Hussain seeks a nation's applause

Just over a year ago, Nasser Hussain left The Oval a disenchanted man. The England captain had been roundly booed by cricket supporters following his team's defeat at the hands of New Zealand. It was a desperate moment and it epitomised the depths to which cricket in this country had fallen.

Just over a year ago, Nasser Hussain left The Oval a disenchanted man. The England captain had been roundly booed by cricket supporters following his team's defeat at the hands of New Zealand. It was a desperate moment and it epitomised the depths to which cricket in this country had fallen.

But 12 months on, with a new coach and a new attitude from within the domestic game, England find themselves on the brink of ending a 31-year-old sequence of inferiority that would bring the applause of the nation. Going in to this morning's fifth and final Test with a 2-1 lead, Hussain's side cannot lose the rubber. Yet by winning or drawing the match they can do what no England side has achieved for two generations: which is to win the Wisden Trophy. Mind you, if the West Indies manage to win and so draw the series, it will be the 14th time they have retained the trophy, a record for a contest between two countries.

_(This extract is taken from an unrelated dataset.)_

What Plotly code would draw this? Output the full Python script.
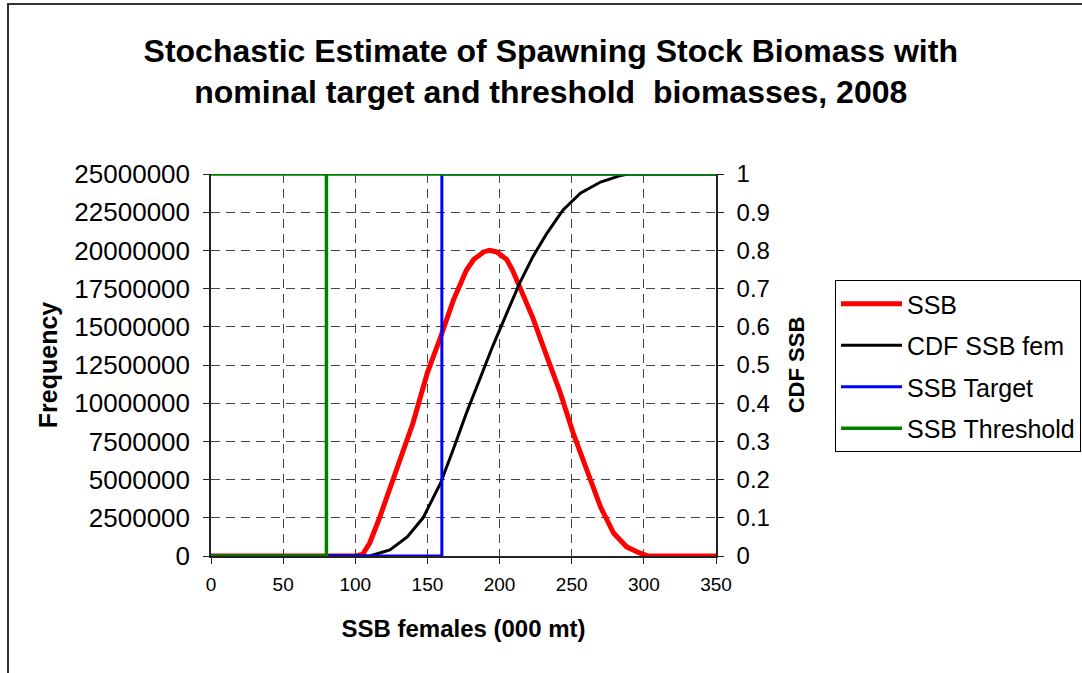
import plotly.graph_objects as go

# SSB frequency distribution (primary axis)
ssb_x = [0, 100, 105, 110, 117, 124, 131, 140, 150, 159, 168, 177, 182, 189,
         193, 198, 205, 209, 214, 223, 233, 242, 251, 260, 270, 279, 288, 297,
         303, 350]
ssb_y = [0, 0, 100000, 850000, 2550000, 4500000, 6300000, 8700000, 12000000,
         14300000, 16750000, 18700000, 19400000, 19900000, 20000000, 19900000,
         19400000, 18700000, 17600000, 15600000, 13000000, 10700000, 8050000,
         5800000, 3200000, 1500000, 600000, 200000, 0, 0]

# cumulative distribution (secondary axis)
cdf_x = [0, 110, 124, 136, 147, 159, 168, 177, 186, 195, 205, 214, 223, 233,
         244, 256, 270, 283, 289, 350]
cdf_y = [0, 0, 0.016, 0.05, 0.10, 0.19, 0.28, 0.374, 0.46, 0.547, 0.636, 0.715,
         0.783, 0.846, 0.906, 0.95, 0.979, 0.995, 1.0, 1.0]

# nominal target / threshold step lines (secondary axis)
target_x = [80, 160, 160, 350]
target_y = [0, 0, 1, 1]
thresh_x = [0, 80, 80, 0, 350]
thresh_y = [0, 0, 1, 1, 1]

FONT = "Liberation Sans, Arial, sans-serif"

fig = go.Figure()
fig.add_trace(go.Scatter(x=ssb_x, y=ssb_y, mode="lines", name="SSB", legendgroup="a",
                         line=dict(color="#ff0000", width=5)))
fig.add_trace(go.Scatter(x=cdf_x, y=cdf_y, mode="lines", name="CDF SSB fem", legendgroup="b",
                         yaxis="y2", line=dict(color="#000000", width=3)))
fig.add_trace(go.Scatter(x=target_x, y=target_y, mode="lines", name="SSB Target", legendgroup="c",
                         yaxis="y2", line=dict(color="#0000ff", width=3)))
fig.add_trace(go.Scatter(x=thresh_x, y=thresh_y, mode="lines", name="SSB Threshold", legendgroup="d",
                         yaxis="y2", line=dict(color="#008000", width=3.5)))

fig.update_layout(
    width=1082, height=673,
    margin=dict(l=211, r=366, t=174, b=117, autoexpand=False),
    paper_bgcolor="white", plot_bgcolor="white",
    font=dict(family=FONT, color="black"),
    title=dict(
        text="<b>Stochastic Estimate of Spawning Stock Biomass with<br>"
             "nominal target and threshold  biomasses, 2008</b>",
        x=0.509, xanchor="center", y=1 - 61.5 / 673, yanchor="middle",
        font=dict(size=32)),
    xaxis=dict(
        range=[0, 350], dtick=50, tick0=0,
        showline=True, linecolor="#222", linewidth=1.5,
        ticks="outside", ticklen=6, tickcolor="#222",
        tickfont=dict(size=19), ticklabelstandoff=4,
        showgrid=True, gridcolor="#444", griddash="9px,6px", gridwidth=1,
        zeroline=False,
        title=dict(text="<b>SSB females (000 mt)</b>", font=dict(size=24), standoff=27)),
    yaxis=dict(
        range=[0, 25000000], dtick=2500000, tick0=0,
        showline=True, linecolor="#222", linewidth=1.5,
        ticks="outside", ticklen=6, tickcolor="#222",
        tickfont=dict(size=26), tickformat="d", ticklabelstandoff=8,
        showgrid=True, gridcolor="#444", griddash="9px,6px", gridwidth=1,
        zeroline=False,
        title=dict(text="<b>Frequency</b>", font=dict(size=25), standoff=10)),
    yaxis2=dict(
        range=[0, 1], dtick=0.1, tick0=0, overlaying="y", side="right",
        showline=True, linecolor="#222", linewidth=1.5,
        ticks="outside", ticklen=6, tickcolor="#222",
        tickfont=dict(size=24), ticklabelstandoff=8,
        showgrid=False, zeroline=False,
        title=dict(text="<b>CDF SSB</b>", font=dict(size=22), standoff=20)),
    legend=dict(
        x=(835 - 211) / 505, y=(556 - 280) / 382, xanchor="left", yanchor="top",
        bordercolor="black", borderwidth=1, bgcolor="white",
        font=dict(size=25), traceorder="grouped", tracegroupgap=6,
        itemwidth=61),
    showlegend=True,
)

# chart-area border
fig.add_shape(type="rect", xref="paper", yref="paper",
              x0=(8 - 211) / 505, x1=2.0, y0=-1.0, y1=(556 - 4) / 382,
              line=dict(color="#333", width=2), fillcolor="rgba(0,0,0,0)", layer="below")

fig.write_html("out.html", config={"displayModeBar": False},
               post_script="document.body.style.margin='0px';")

It is a marvellous opportunity for England who, under central contracts, have shown steady improvements and one that, if successfully negotiated, will boost the game's profile at an important time. "We've not tried to make this Test different," Hussain said yesterday, "but, in the back of my mind, the anticipation is growing. I feel that this will be a proper Test and more of a battle. I certainly think it will last more than two days."

As England only require a draw to end the one-way traffic, there might be the temptation to play for one. Not according to Hussain, who pointed out that only one of the four Tests so far have made it into a fourth day. "We've never been 2-1 up before," said Hussain, "at least not since I've been playing. But we will be trying to play to the best of our ability and go for a win."

In fact, the last time England had a lead going into the final game of a five-match series was against Australia in 1986-87 when Mike Gatting was captain. On that occasion England lost the match but won the Ashes, though Gatting's memories of that success will have been soured yesterday by his sacking as Middlesex coach. Hussain said: "Five days is a long time if the weather stays fine and both sides have bowlers who can change things around in a session. So playing for a draw is not really an option."

Taking this approach probably means England, rather than including a spinner, will place their faith in the men who won so convincingly at Headingley. As ever Hussain will not commit himself until he has had a final look at conditions this morning.

If the game does go into the fourth or fifth day the pitch's surface tends to burst, and the case for a spinner is usually pretty conclusive. Yet the West Indies' batsmen have looked so vulnerable against England's pace bowlers that dropping any of them now would be nonsensical. In any case, you would have to go back to this ground in 1991 to find an occasion where an English spinner (in this case Phil Tufnell) helped win a match against them.

This West Indies side do not have the depth of talent or experience in English conditions that their predecessors could count on. During the golden era from 1976-95, at least 70 per cent of the side would have played regular county cricket.

On this tour, only Courtney Walsh and Curtly Ambrose have done that, while others such as Brian Lara (who played three seasons), Jimmy Adams, Sherwin Campbell and Nixon McLean (one each), can be said to have sampled the fare. Such inexperience has proved costly in this series, with the support bowlers unable to find the optimum length and leading batsmen displaying poor shot selection.

With Shivnarine Chanderpaul having gone home, and Reon King lacking form, Adams has selected the leg-spinner Mahendra Nagamootoo. It has gone against the grain to do so, but he recently scored a hundred against Somerset and is a good fielder.

England (from): N Hussain (capt), M A Atherton, M E Trescothick, G P Thorpe, A J Stewart (wkt), M P Vaughan, G A Hick, C White, A F Giles, D G Cork, A R Caddick, D Gough.

West Indies: J C Adams (capt), S L Campbell, A F G Griffith, W W Hinds, B C Lara, R R Sarwan, R D Jacobs (wkt), M V Nagamootoo, N A M McLean, C E L Ambrose, C A Walsh.